Community Structure of Bacteria Associated With Drifting Sargassum horneri, the Causative Species of Golden Tide in the Yellow Sea.

Abstract

Golden tides dominated by Sargassum spp. are occurring at an accelerated rate worldwide. In China, Sargassum has started to bloom in the Yellow Sea and led to tremendous economic losses, but the underlying biological causes and mechanisms are still unclear. Although algae-associated bacteria were suggested to play crucial roles in algal blooms, the profiles of bacteria associated with drifting Sargassum remain unexplored. In this study, the community structures and functions of Sargassum-associated bacteria were analyzed using the high-throughput sequencing data of the V5–V7 hypervariable region of the 16S rRNA gene. Molecular identification revealed that the golden tide analyzed in the Yellow Sea was dominated by a single species, Sargassum horneri. They were a healthy brown color nearshore but were yellow offshore with significantly decreased chlorophyll contents (P < 0.01), which indicates that yellow S. horneri was under physiological stress. The structural and functional analyses of bacterial communities indicated that the drifting S. horneri had an obvious selectivity on their associated bacteria against surrounding seawater.
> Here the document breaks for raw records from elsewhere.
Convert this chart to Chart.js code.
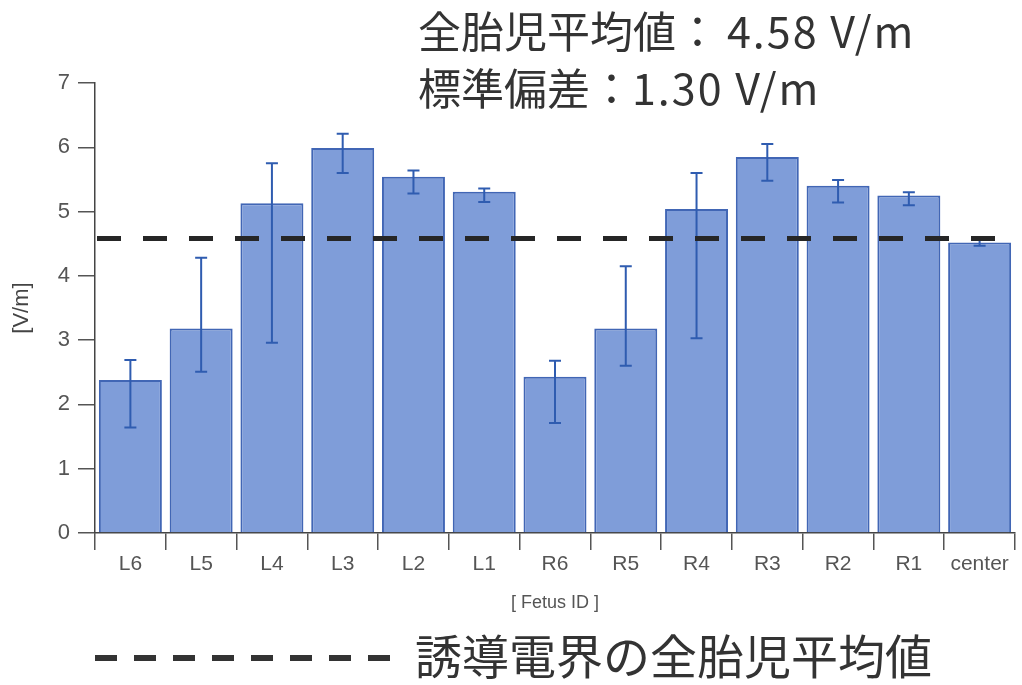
<!DOCTYPE html>
<html>
<head>
<meta charset="utf-8">
<script src="https://cdn.jsdelivr.net/npm/chart.js@4.4.1/dist/chart.umd.min.js"></script>
<style>
  html, body { margin: 0; padding: 0; background: #fff; }
  canvas { display: block; }
</style>
</head>
<body>
<canvas id="c" width="1022" height="685"></canvas>
<script>
// Induced electric field per fetus position (V/m)
const fetusIds  = ['L6', 'L5', 'L4', 'L3', 'L2', 'L1', 'R6', 'R5', 'R4', 'R3', 'R2', 'R1', 'center'];
const fieldMean = [2.38, 3.18, 5.13, 5.99, 5.54, 5.31, 2.43, 3.18, 5.04, 5.85, 5.40, 5.25, 4.52];
const fieldLow  = [1.64, 2.51, 2.96, 5.60, 5.28, 5.15, 1.71, 2.60, 3.03, 5.48, 5.14, 5.10, 4.47];
const fieldHigh = [2.69, 4.28, 5.75, 6.21, 5.64, 5.36, 2.68, 4.15, 5.60, 6.05, 5.49, 5.30, 4.57];
const yTicks    = [0, 1, 2, 3, 4, 5, 6, 7];
const overallMean = [4.58];
const overallSd   = [1.30];

const TEXT_FONT = '"Liberation Sans", Arial, sans-serif';
const JP_FONT = '"Noto Sans CJK JP", "Noto Sans", sans-serif';

// whiskers for each bar
const errorBars = {
  id: 'errorBars',
  afterDatasetsDraw(chart) {
    const { ctx } = chart;
    const meta = chart.getDatasetMeta(0);
    const y = chart.scales.y;
    ctx.save();
    ctx.strokeStyle = '#2f5cb0';
    ctx.lineWidth = 2;
    meta.data.forEach((bar, i) => {
      const x = bar.x;
      const yl = y.getPixelForValue(fieldLow[i]);
      const yh = y.getPixelForValue(fieldHigh[i]);
      ctx.beginPath();
      ctx.moveTo(x, yl); ctx.lineTo(x, yh);
      ctx.moveTo(x - 6, yl); ctx.lineTo(x + 6, yl);
      ctx.moveTo(x - 6, yh); ctx.lineTo(x + 6, yh);
      ctx.stroke();
    });
    ctx.restore();
  }
};

// dashed line for the all-fetus mean
const meanLine = {
  id: 'meanLine',
  afterDatasetsDraw(chart) {
    const { ctx, chartArea } = chart;
    const yp = chart.scales.y.getPixelForValue(overallMean[0]);
    ctx.save();
    ctx.strokeStyle = '#262626';
    ctx.lineWidth = 5;
    ctx.setLineDash([24, 22]);
    ctx.beginPath();
    ctx.moveTo(chartArea.left + 2, yp);
    ctx.lineTo(chartArea.right, yp);
    ctx.stroke();
    ctx.restore();
  }
};

// summary text at the top and the key at the bottom
const captions = {
  id: 'captions',
  afterDraw(chart) {
    const { ctx } = chart;
    ctx.save();
    ctx.fillStyle = '#333';
    ctx.textBaseline = 'middle';
    ctx.textAlign = 'left';
    ctx.font = '43px ' + JP_FONT;
    ctx.fillText('全胎児平均値：', 418, 32);
    ctx.fillText('標準偏差：', 418, 89);
    ctx.letterSpacing = '2px';
    ctx.fillText(overallMean[0].toFixed(2) + ' V/m', 727, 32);
    ctx.fillText(overallSd[0].toFixed(2) + ' V/m', 632, 89);
    ctx.letterSpacing = '0px';

    ctx.strokeStyle = '#333';
    ctx.lineWidth = 6;
    ctx.setLineDash([22, 17]);
    ctx.beginPath();
    ctx.moveTo(95, 658);
    ctx.lineTo(395, 658);
    ctx.stroke();
    ctx.setLineDash([]);

    ctx.font = '47px ' + JP_FONT;
    ctx.fillText('誘導電界の全胎児平均値', 415, 656);
    ctx.restore();
  }
};

new Chart(document.getElementById('c'), {
  type: 'bar',
  data: {
    labels: fetusIds,
    datasets: [{
      data: fieldMean,
      backgroundColor: '#7f9dd9',
      borderColor: '#4166b5',
      borderWidth: 2,
      barPercentage: 0.89,
      categoryPercentage: 1.0
    }]
  },
  options: {
    responsive: false,
    animation: false,
    layout: { padding: { top: 83, right: 7, bottom: 57, left: 0 } },
    plugins: {
      legend: { display: false },
      tooltip: { enabled: false }
    },
    scales: {
      x: {
        ticks: { font: { family: TEXT_FONT, size: 21 }, color: '#555', padding: 2 },
        grid: { offset: true, drawOnChartArea: false, tickLength: 17, color: '#555', lineWidth: 1.5 },
        border: { display: true, color: '#444', width: 1.5 },
        title: {
          display: true, text: '[ Fetus ID ]',
          font: { family: TEXT_FONT, size: 18 }, color: '#555',
          padding: { top: 0, bottom: 14 }
        },
        afterFit(scale) { scale.height = 95; }
      },
      y: {
        min: 0, max: 7,
        afterBuildTicks(scale) { scale.ticks = yTicks.map(v => ({ value: v })); },
        ticks: { font: { family: TEXT_FONT, size: 22 }, color: '#555', padding: 8 },
        grid: { drawOnChartArea: false, tickLength: 17, color: '#555', lineWidth: 1.5 },
        border: { display: true, color: '#444', width: 1.5 },
        title: {
          display: true, text: '[V/m]',
          font: { family: TEXT_FONT, size: 22 }, color: '#444',
          padding: { top: 9, bottom: 0 }
        },
        afterFit(scale) { scale.width = 95; }
      }
    }
  },
  plugins: [errorBars, meanLine, captions]
});
</script>
</body>
</html>
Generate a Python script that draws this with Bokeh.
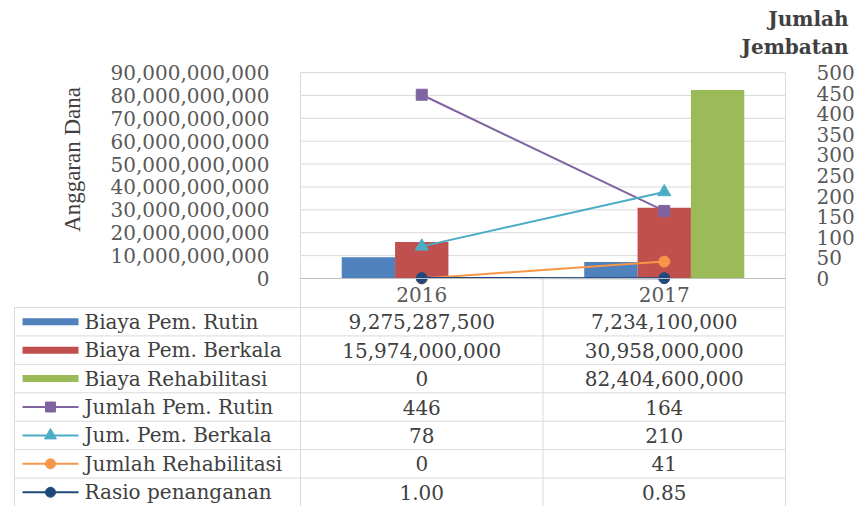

Although the bacterial communities phylogenetically differed between brown and yellow S. horneri (P < 0.01), their dominant functions were all nitrogen and iron transporters, which strongly indicates microbial contribution to blooming of the algal host. For the first time, potential epiphytic and endophytic bacteria associated with Sargassum were independently analyzed by a modified co-vortex method with silica sand. We showed that the composition of dominant endophytes, mainly Bacillus and Propionibacterium, was relatively consistent regardless of host status, whereas the epiphytic operational taxonomic units (OTUs) greatly varied in response to weakness of host status; however, dominant functions were consistent at elevated intensities, which might protect the host from stress related to nitrogen or iron deficiency. Thus, we propose that host physiological status at different intensities of functional demands, which were related to variable environmental conditions, may be a critical factor that influences the assembly of epiphytic bacterial communities. This study provided new insight into the structure and potential functions of associated bacteria with golden tide blooms.